Any of the major wargaming and hobby acrylic brands work well on D&D miniatures. There is no special paint made specifically for D&D figures, and the paint choice matters far less than most new painters expect. What actually matters more is that many D&D miniatures, especially prepainted ones sold as unpainted blanks or WizKids style figures, are molded in a softer, slightly flexible plastic than the harder styrene most wargaming kits use, and that plastic changes how well primer and paint grip if you skip prep.
Why the plastic matters more than the paint brand
Soft PVC style plastic resists standard primers more than hard styrene does, because the surface is naturally a little slicker and more flexible. A wash with warm water and a small amount of dish soap to remove mold release residue before priming makes a bigger difference on these miniatures than any specific paint brand choice will. Once primed properly, any acrylic hobby paint bonds to the surface the same way it would on a harder plastic model, so the brand decision comes down to your budget, your existing collection, and how you like to work rather than compatibility.
Picking a starter paint set
For someone painting D&D miniatures for the first time, a small curated starter set beats buying individual colors, since it gives you a workable palette without the overwhelm of choosing forty bottles at once.
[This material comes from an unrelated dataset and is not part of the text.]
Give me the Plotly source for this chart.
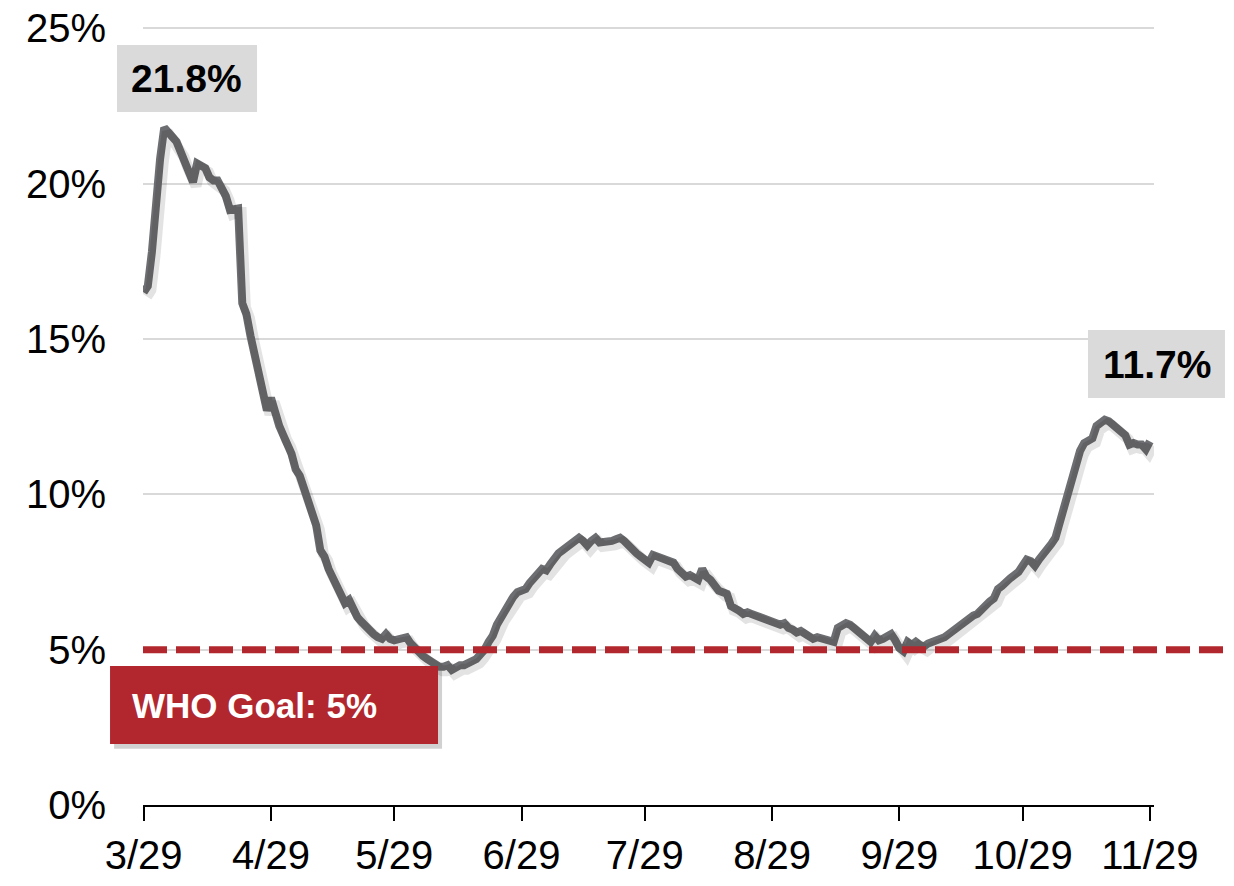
import pandas as pd
import plotly.graph_objects as go

# ---- data ----
start_date = "2020-03-29"
positivity = [
    16.5, 16.7, 17.8, 19.6, 20.8, 21.8, 21.6, 21.5, 21.35, 21.0,
    20.65, 20.3, 20.05, 20.65, 20.55, 20.5, 20.2, 20.1, 20.1, 19.9,
    19.6, 19.15, 19.2, 19.2, 16.15, 15.8, 15.1, 14.5, 14.1, 13.55,
    12.7, 13.1, 12.6, 12.2, 11.9, 11.65, 11.3, 10.8, 10.6, 10.2,
    9.8, 9.4, 9.0, 8.2, 8.0, 7.6, 7.35, 7.1, 6.8, 6.5,
    6.6, 6.3, 6.05, 5.9, 5.75, 5.6, 5.5, 5.4, 5.35, 5.5,
    5.35, 5.3, 5.35, 5.35, 5.4, 5.2, 5.05, 4.9, 4.8, 4.7,
    4.6, 4.5, 4.45, 4.45, 4.5, 4.35, 4.45, 4.5, 4.5, 4.55,
    4.6, 4.7, 4.85, 5.0, 5.25, 5.45, 5.8, 6.05, 6.25, 6.5,
    6.7, 6.85, 6.9, 6.95, 7.15, 7.35, 7.45, 7.6, 7.55, 7.75,
    7.95, 8.1, 8.2, 8.3, 8.4, 8.55, 8.6, 8.5, 8.35, 8.5,
    8.6, 8.45, 8.45, 8.45, 8.5, 8.55, 8.6, 8.5, 8.35, 8.25,
    8.1, 8.0, 7.9, 7.8, 8.05, 8.0, 8.0, 7.95, 7.85, 7.8,
    7.6, 7.45, 7.35, 7.4, 7.3, 7.25, 7.6, 7.35, 7.25, 7.1,
    6.9, 6.85, 6.8, 6.4, 6.35, 6.25, 6.15, 6.2, 6.15, 6.1,
    6.05, 6.0, 5.95, 5.9, 5.85, 5.8, 5.85, 5.7, 5.65, 5.55,
    5.6, 5.5, 5.45, 5.35, 5.4, 5.35, 5.3, 5.25, 5.25, 5.7,
    5.8, 5.85, 5.8, 5.7, 5.55, 5.45, 5.35, 5.25, 5.45, 5.3,
    5.35, 5.4, 5.5, 5.3, 5.05, 4.95, 5.25, 5.15, 5.25, 5.15,
    5.1, 5.2, 5.25, 5.3, 5.3, 5.4, 5.5, 5.6, 5.7, 5.8,
    5.95, 6.05, 6.1, 6.15, 6.3, 6.4, 6.55, 6.65, 6.95, 7.05,
    7.2, 7.3, 7.4, 7.5, 7.7, 7.9, 7.85, 7.7, 7.9, 8.05,
    8.25, 8.4, 8.6, 9.1, 9.6, 10.0, 10.45, 11.0, 11.4, 11.65,
    11.75, 11.8, 12.2, 12.3, 12.4, 12.35, 12.25, 12.1, 12.0, 11.9,
    11.6, 11.65, 11.6, 11.6, 11.45, 11.7,
]
x_tick_dates = ["2020-03-29", "2020-04-29", "2020-05-29", "2020-06-29", "2020-07-29",
                "2020-08-29", "2020-09-29", "2020-10-29", "2020-11-29"]
x_tick_labels = ["3/29", "4/29", "5/29", "6/29", "7/29", "8/29", "9/29", "10/29", "11/29"]
y_tick_vals = [0, 5, 10, 15, 20, 25]
y_tick_labels = ["0%", "5%", "10%", "15%", "20%", "25%"]
who_goal = 5
peak_label = "21.8%"
last_label = "11.7%"
goal_label = "WHO Goal: 5%"

dates = pd.date_range(start_date, periods=len(positivity), freq="D")

FONT = "Liberation Sans, Arial, sans-serif"
LINE_GRAY = "#6d6e71"
RED = "#b1272d"

x_range = ["2020-03-28 20:00", "2020-11-30"]
y_range = [0, 25.04]

fig = go.Figure()

# soft shadow of the line (same data drawn on slightly offset axes)
fig.add_trace(go.Scatter(
    x=dates, y=positivity, mode="lines",
    line=dict(color="rgba(0,0,0,0.11)", width=11),
    xaxis="x2", yaxis="y2", hoverinfo="skip", showlegend=False,
))
fig.add_trace(go.Scatter(
    x=dates, y=positivity, mode="lines",
    line=dict(color=LINE_GRAY, width=8),
    showlegend=False,
))

fig.update_layout(
    width=1234, height=886,
    margin=dict(l=143, r=80, t=27, b=81, autoexpand=False),
    paper_bgcolor="white", plot_bgcolor="white",
    font=dict(family=FONT, size=40, color="black"),
    showlegend=False,
    xaxis=dict(
        type="date", range=x_range, automargin=False,
        tickvals=x_tick_dates, ticktext=x_tick_labels,
        showgrid=False, zeroline=False,
        showline=True, linecolor="black", linewidth=2,
        ticks="outside", ticklen=14, tickwidth=2, tickcolor="black",
        tickfont=dict(family=FONT, size=40, color="black"),
    ),
    yaxis=dict(
        range=y_range, tickvals=y_tick_vals, ticktext=y_tick_labels, automargin=False,
        showgrid=True, gridcolor="#d9d9d9", gridwidth=2,
        zeroline=False, showline=False, ticks="",
        ticklabelstandoff=36,
        tickfont=dict(family=FONT, size=40, color="black"),
    ),
    xaxis2=dict(
        type="date", overlaying="x", automargin=False,
        range=[pd.Timestamp(x_range[0]) - pd.Timedelta(hours=18),
               pd.Timestamp(x_range[1]) - pd.Timedelta(hours=18)],
        visible=False,
    ),
    yaxis2=dict(
        overlaying="y", automargin=False,
        range=[y_range[0] + 0.13, y_range[1] + 0.13], visible=False,
    ),
)

# WHO goal dashed line
fig.add_shape(type="line", xref="paper", yref="y", x0=0, x1=1.075, y0=who_goal, y1=who_goal,
              line=dict(color=RED, width=7, dash="24px,9px"), layer="above")

# label boxes
fig.add_shape(type="rect", xref="paper", yref="paper",
              x0=-0.0257, x1=0.1128, y0=0.8907, y1=0.9769,
              fillcolor="#dadada", line=dict(width=0), layer="above")
fig.add_shape(type="rect", xref="paper", yref="paper",
              x0=0.9347, x1=1.0702, y0=0.5231, y1=0.6105,
              fillcolor="#dadada", line=dict(width=0), layer="above")
# shadow + red box
fig.add_shape(type="rect", xref="paper", yref="paper",
              x0=-0.0326 + 0.004, x1=0.2918 + 0.004, y0=0.0784 - 0.006, y1=0.1787 - 0.006,
              fillcolor="rgba(0,0,0,0.18)", line=dict(width=0), layer="above")
fig.add_shape(type="rect", xref="paper", yref="paper",
              x0=-0.0326, x1=0.2918, y0=0.0784, y1=0.1787,
              fillcolor=RED, line=dict(width=0), layer="above")

fig.add_annotation(xref="paper", yref="paper", x=0.0435, y=0.9344, text=f"<b>{peak_label}</b>",
                   showarrow=False, font=dict(family=FONT, size=39, color="black"),
                   xanchor="center", yanchor="middle")
fig.add_annotation(xref="paper", yref="paper", x=1.0025, y=0.5668, text=f"<b>{last_label}</b>",
                   showarrow=False, font=dict(family=FONT, size=39, color="black"),
                   xanchor="center", yanchor="middle")
fig.add_annotation(xref="paper", yref="paper", x=-0.0128, y=0.1285, text=f"<b>{goal_label}</b>",
                   showarrow=False, font=dict(family=FONT, size=35, color="white"),
                   xanchor="left", yanchor="middle")

fig.write_html("out.html", config={"displayModeBar": False},
               post_script="document.body.style.margin='0';")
| Set | Brand | Best for |
|---|---|---|
| Citadel Colour Essentials Set(affiliate link) | Citadel | Widest name recognition, strong beginner tutorials |
| Army Painter Warpaints Fanatic Starter Set(affiliate link) | Army Painter | Value focused, large color count per set |
| Vallejo Game Color Introduction Set(affiliate link) | Vallejo | Saturated tabletop colors, dropper bottle precision |
Any of these gets a new painter a usable palette fast. If you already lean toward one brand for other reasons, such as wanting our converter to help you expand your collection later with matched colors from other brands, Citadel, Army Painter, and Vallejo are all fully covered here, so future purchases stay easy to cross reference.
Priming D&D minis specifically
Wash the miniature in lukewarm water with a drop of dish soap and a soft toothbrush before priming, then let it dry fully. This single step matters more for soft plastic D&D figures than for most hard plastic wargaming kits, since mold release agent sits on the surface and blocks primer adhesion if it is not removed. A light grey liquid primer applied in thin coats gives a forgiving base for beginners, bright enough to show color accurately without washing out fine detail the way a pure white undercoat sometimes does on softer, less crisply molded plastic.
A simple first color plan
Start with a base coat over the whole model in your primary color, a wash in the recesses to build shadow fast without hand blending, and a light dry brush or edge highlight to bring out raised detail. This three step approach, covered in more depth in our seven step painting guide, gets a tabletop presentable D&D miniature done in an evening rather than a weekend, which matters if you are painting for an upcoming game session rather than a display shelf.
FAQ
Do D&D miniatures need special paint
No. Standard hobby acrylics from Citadel, Vallejo, Army Painter, or any comparable brand work fine once the miniature is properly washed and primed.
Why won't primer stick to my D&D miniature
Most commonly this is mold release residue left on soft plastic figures. Washing with warm water and a small amount of dish soap before priming solves it in almost all cases.
What is the fastest way to paint a full party of D&D characters
Base coat, wash, and dry brush or edge highlight is the fastest reliable three step method, and one coat shading paints like Army Painter Speedpaint can compress it further if turnaround speed matters more than fine detail.
Should I use spray primer or brush on primer for D&D minis
Either works, but a liquid primer applied by brush or a thinned airbrush gives more control over thin coats on soft plastic than an aerosol can, and avoids the shipping restrictions that come with aerosols.